Lynne Bernfield does many things and you can find them all here, in the web site which is named for her Internet radio show. Here you can find out about the radio show, and also her psychotherapy practice, her book “When You Can You Will” as well as the audio and workbook she created to go along with it, her work as a consultant to businesses, organizations and boards of directors, her music CD, and whatever else she finds herself doing.
Profile of Lynne from the Longboat Key Observe
Reproduced from the July 21, 2010 Longboat Key Observer and YourObserver.com
When Lynne Bernfield was 25 years old, she set out to be a songwriter. She took a break from her job as a social worker in New York City, enrolled in a songwriting class and befriended a young composer.
The two wrote a few songs together and auditioned for a prestigious musical comedy workshop founded by Lehman Engel, a Tony Award-winning conductor and composer. They got in.
A singer and a pianist, Bernfield spent most of the 1970s working feverishly toward this goal. She moved in 1974 to Los Angeles, took odd jobs to pay the bills and penned songs that cut across all genres.
She yearned for the day she’d turn on the radio and hear one of her tunes playing on a Top 40 countdown, but other than the 1976 track “Good Time to Say Goodbye,” which she co-wrote for country singer Juice Newton, Bernfield’s songwriting career never blossomed.
“Not having made a living off it was OK,” says Bernfield, who for years received $1.25 royalty checks in the mail from the Newton song. “At the time, it was not hard to see publishers and recording engineers. You could feel you were a songwriter even if you didn’t have anything on the charts. I wouldn’t give back those 10 years for anything.”
Bernfield doesn’t have to tell you she’s an optimist. It sneaks up on you in hidden nuggets of rose-colored truths, like the first song on the album she recorded as a birthday present to herself — “Sweet Single Life,” which opens with the line, “I’m so glad to see there ain’t no one but me that I’ve got to satisfy.”
After a decade of songwriting, Bernfield went back to college to get her master’s degree. For 12 years in California, she worked as a licensed marriage, family and child therapist, specializing in the treatment of writers and artists, people with whom she identified.
“There’s an inner tug-of-war with most writers and artists,” Bernfield says. “To begin with, parents will be delighted that their kid can write, draw or dance. ‘Oh that’s adorable,’ they say, followed by, ‘What are you going to do for a living?’ The capacity to commit to the thing is a compulsion. They’re damned if they do and damned if they don’t.”
In 1993, she wrote the book, “When You Can You Will: Why You Can’t Always Do What You Want to Do … And What to Do About It.”
One year later, when an earthquake tore through her Los Angeles neighborhood, she left the West Coast for Siesta Key, where five years earlier she had purchased a home on a canal near The Village.

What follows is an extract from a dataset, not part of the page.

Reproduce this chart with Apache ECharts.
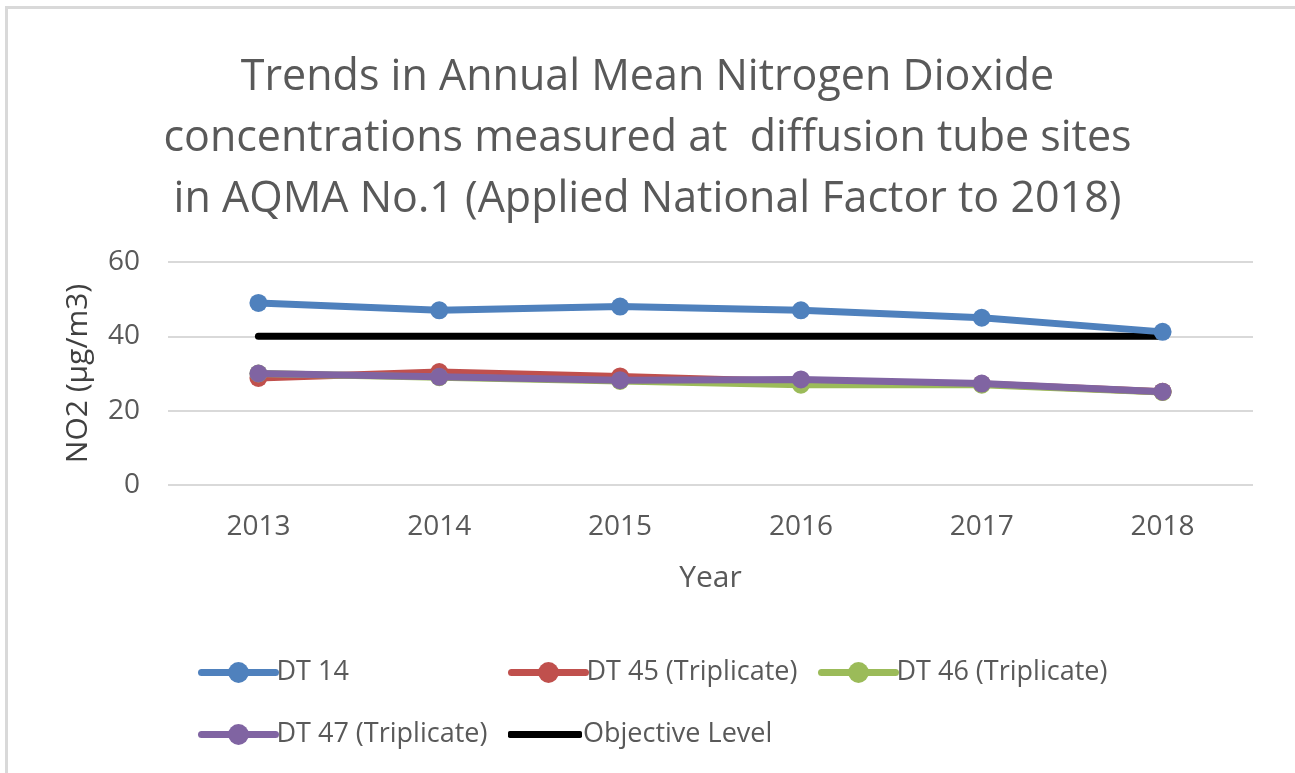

Curled up cross-legged on a sofa in her sunlit living room, Bernfield is a combination of New-York-street-smart-meets-self-help-therapist-meets-1960s-flower-child.
Though she’s still a practicing therapist, she only meets with clients over the phone now. These days, her focus is on “The Lynne Show,” the Internet radio show she hosts every Tuesday on Radio Ear Network, a global radio station that broadcasts podcasts online.
Just like in her private practice, Bernfield likes to pick the brains of artists and entertainers.
Over the past three years, she’s interviewed actors (Dick Smothers and Carolyn Michel), high-profile music attorneys (The Rolling Stones’ Allen Arrow), jazz musicians (Lillette Jenkins-Wisner, Dick Hyman and John Lamb), artists (Gale Fulton Ross), novelists (Terry Griffin and Stuart Kaminsky) and the artistic directors of almost every performing-arts organization in town (Michael Donald Edwards, Iain Webb and Nate Jacobs).
“They all say the same thing,” Bernfield says. “That their careers happened to them. That it was something they could not help. You find when you interview people who make their living from their art, they are exactly who they are, if that makes sense.”
She pauses to find the right psychotherapeutic term for it, draws a blank and recalls something a children’s cartoon composer once told her — that his life was magical and spiritual.
“For most people, their work is what they do,” Bernfield says. “For writers and artists, their work is who they are.”
A few minutes later, the word comes to her: congruence, which means to be in harmony.
“Most of the people I interview didn’t intend to do what they’re doing,” Bernfield says, unconsciously echoing her own life story. “It’s as though their careers just happened to them.”